Select every line holding the word "matplotlib" and copy it.

··· Data provided ···

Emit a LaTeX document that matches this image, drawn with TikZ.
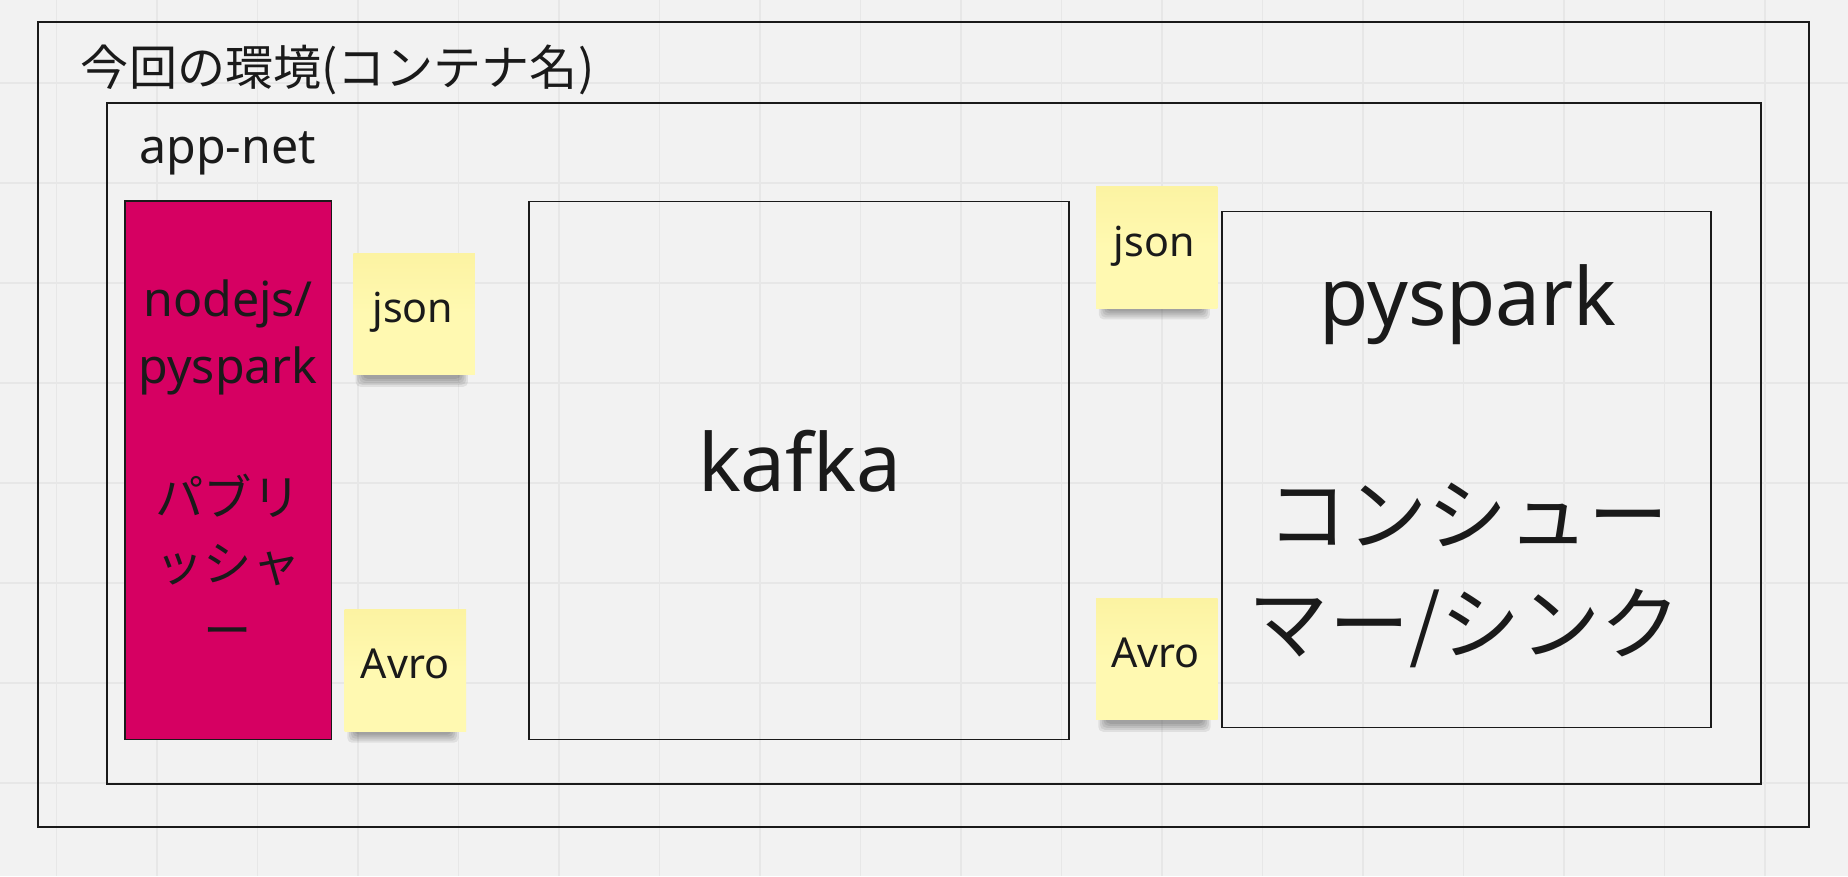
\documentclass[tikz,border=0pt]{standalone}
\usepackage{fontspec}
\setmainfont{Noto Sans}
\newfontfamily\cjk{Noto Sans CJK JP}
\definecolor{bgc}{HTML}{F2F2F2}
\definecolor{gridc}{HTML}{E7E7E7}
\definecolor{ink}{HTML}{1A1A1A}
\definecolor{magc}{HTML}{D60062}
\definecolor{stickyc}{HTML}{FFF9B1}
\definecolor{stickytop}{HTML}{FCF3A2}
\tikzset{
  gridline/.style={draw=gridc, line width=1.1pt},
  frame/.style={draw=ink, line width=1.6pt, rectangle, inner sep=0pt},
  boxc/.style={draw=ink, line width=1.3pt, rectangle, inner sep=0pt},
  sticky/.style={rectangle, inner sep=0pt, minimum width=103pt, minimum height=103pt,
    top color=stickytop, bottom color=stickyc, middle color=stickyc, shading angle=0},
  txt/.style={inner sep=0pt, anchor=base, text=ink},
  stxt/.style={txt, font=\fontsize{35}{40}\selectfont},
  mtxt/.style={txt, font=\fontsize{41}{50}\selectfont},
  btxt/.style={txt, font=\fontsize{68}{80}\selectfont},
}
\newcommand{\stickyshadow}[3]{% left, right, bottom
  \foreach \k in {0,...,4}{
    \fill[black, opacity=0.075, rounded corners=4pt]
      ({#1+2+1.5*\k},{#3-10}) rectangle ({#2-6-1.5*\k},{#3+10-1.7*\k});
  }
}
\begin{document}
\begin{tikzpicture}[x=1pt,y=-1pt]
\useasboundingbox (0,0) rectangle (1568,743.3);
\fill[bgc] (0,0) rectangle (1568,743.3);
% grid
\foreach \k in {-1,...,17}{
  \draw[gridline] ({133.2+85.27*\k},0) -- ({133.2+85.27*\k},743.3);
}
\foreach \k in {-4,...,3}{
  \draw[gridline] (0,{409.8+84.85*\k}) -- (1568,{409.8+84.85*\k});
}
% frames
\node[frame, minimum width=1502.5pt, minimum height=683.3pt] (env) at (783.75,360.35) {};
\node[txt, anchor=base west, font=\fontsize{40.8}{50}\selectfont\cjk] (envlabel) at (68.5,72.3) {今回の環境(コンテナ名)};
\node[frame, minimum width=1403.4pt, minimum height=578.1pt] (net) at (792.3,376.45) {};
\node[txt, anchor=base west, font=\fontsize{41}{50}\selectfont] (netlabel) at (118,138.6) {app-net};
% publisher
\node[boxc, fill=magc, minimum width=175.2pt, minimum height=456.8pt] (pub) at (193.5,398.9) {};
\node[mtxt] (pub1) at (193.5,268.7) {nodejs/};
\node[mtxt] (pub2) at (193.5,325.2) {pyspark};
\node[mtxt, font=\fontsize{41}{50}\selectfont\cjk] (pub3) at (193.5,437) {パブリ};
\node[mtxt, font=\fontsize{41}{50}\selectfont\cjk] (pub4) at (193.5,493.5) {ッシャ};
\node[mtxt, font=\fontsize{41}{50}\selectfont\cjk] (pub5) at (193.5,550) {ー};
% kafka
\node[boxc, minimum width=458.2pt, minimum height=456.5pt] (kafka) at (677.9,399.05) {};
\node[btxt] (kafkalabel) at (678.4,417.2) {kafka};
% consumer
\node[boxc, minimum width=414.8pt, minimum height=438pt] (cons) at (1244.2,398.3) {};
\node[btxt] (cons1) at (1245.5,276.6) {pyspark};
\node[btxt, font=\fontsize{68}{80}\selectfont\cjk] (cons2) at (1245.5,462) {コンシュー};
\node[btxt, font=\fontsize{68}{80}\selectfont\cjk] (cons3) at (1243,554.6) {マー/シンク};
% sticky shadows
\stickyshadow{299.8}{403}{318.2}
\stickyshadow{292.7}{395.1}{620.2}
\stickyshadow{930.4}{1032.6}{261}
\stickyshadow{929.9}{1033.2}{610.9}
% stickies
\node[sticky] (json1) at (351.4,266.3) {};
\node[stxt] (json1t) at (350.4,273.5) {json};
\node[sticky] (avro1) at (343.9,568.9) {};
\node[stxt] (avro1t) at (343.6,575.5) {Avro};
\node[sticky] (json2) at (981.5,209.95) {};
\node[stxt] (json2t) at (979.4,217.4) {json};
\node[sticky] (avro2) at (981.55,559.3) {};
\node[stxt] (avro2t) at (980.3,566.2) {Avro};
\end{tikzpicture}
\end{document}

···
··· Data provided ···

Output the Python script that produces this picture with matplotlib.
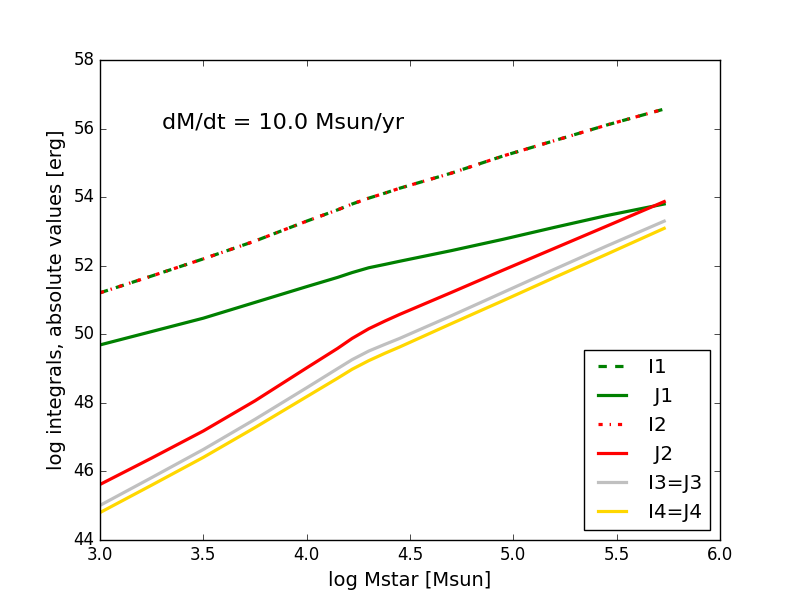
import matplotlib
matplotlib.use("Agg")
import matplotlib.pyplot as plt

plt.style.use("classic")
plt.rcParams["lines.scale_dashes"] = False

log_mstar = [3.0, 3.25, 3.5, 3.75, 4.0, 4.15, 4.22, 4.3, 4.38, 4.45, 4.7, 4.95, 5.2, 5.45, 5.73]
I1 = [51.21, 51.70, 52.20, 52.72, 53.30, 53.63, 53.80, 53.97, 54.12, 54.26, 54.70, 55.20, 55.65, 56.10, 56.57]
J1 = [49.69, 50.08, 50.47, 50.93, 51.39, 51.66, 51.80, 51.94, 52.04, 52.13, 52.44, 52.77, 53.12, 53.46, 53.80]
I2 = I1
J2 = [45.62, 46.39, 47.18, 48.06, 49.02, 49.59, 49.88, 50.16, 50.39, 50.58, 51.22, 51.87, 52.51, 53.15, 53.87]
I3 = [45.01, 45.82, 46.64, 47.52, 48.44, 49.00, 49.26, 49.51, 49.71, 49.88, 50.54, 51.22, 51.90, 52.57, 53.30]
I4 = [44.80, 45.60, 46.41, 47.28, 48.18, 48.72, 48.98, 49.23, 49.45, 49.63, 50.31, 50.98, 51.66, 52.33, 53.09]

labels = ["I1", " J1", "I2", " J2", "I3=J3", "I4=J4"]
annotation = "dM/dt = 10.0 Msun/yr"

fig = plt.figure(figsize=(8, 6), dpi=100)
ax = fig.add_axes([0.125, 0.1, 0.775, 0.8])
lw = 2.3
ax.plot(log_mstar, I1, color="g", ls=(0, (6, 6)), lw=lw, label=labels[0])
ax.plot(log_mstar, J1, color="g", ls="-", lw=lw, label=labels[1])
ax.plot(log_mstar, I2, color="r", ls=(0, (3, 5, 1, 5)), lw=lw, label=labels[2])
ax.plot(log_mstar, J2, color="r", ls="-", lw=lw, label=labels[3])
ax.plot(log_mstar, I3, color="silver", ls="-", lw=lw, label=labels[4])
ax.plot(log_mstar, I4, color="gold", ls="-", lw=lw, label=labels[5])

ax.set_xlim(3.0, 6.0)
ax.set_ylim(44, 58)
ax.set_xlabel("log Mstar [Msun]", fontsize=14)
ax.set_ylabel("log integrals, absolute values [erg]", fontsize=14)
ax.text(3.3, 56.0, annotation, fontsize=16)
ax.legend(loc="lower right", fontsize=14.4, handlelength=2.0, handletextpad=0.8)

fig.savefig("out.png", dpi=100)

···
··· Data provided ···

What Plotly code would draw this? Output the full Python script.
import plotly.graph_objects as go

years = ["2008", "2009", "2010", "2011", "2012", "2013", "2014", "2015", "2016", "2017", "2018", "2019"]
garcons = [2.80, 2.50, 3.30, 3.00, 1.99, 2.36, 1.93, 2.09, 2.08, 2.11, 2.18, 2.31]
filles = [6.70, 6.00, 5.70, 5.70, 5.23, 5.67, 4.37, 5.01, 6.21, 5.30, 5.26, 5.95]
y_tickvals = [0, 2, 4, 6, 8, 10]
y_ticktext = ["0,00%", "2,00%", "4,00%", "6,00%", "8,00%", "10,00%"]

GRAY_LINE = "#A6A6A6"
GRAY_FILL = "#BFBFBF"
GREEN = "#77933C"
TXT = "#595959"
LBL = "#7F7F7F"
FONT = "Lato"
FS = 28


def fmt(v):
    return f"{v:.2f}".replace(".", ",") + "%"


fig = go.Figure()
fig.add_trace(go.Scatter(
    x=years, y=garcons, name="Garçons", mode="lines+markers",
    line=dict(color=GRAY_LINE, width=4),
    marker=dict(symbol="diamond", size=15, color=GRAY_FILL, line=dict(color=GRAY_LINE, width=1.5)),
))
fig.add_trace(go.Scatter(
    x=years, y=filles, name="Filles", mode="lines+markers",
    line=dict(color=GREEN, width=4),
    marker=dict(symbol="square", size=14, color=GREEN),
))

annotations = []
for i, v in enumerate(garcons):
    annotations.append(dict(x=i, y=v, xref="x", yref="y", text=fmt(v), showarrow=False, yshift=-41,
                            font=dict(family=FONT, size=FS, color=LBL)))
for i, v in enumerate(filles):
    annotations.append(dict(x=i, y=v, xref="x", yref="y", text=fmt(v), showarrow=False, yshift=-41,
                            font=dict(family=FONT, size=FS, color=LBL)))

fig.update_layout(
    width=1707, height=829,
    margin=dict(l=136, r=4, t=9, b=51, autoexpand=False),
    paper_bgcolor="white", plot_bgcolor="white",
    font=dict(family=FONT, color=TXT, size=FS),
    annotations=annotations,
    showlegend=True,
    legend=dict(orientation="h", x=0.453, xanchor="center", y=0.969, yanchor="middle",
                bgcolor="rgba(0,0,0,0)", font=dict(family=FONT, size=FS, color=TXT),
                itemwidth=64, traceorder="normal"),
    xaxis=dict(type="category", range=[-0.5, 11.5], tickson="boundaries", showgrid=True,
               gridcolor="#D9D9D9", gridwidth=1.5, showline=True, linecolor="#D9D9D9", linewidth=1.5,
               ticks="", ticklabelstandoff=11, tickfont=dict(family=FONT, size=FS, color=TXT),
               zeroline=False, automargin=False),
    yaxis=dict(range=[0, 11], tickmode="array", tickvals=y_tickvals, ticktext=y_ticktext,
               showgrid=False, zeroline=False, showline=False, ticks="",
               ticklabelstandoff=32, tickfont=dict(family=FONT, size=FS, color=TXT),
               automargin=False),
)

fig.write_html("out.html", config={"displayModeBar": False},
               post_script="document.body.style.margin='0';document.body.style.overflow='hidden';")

···

• **Solution to the exercise**
Output the Python script that produces this picture with matplotlib.
import matplotlib
matplotlib.use("Agg")
import matplotlib.pyplot as plt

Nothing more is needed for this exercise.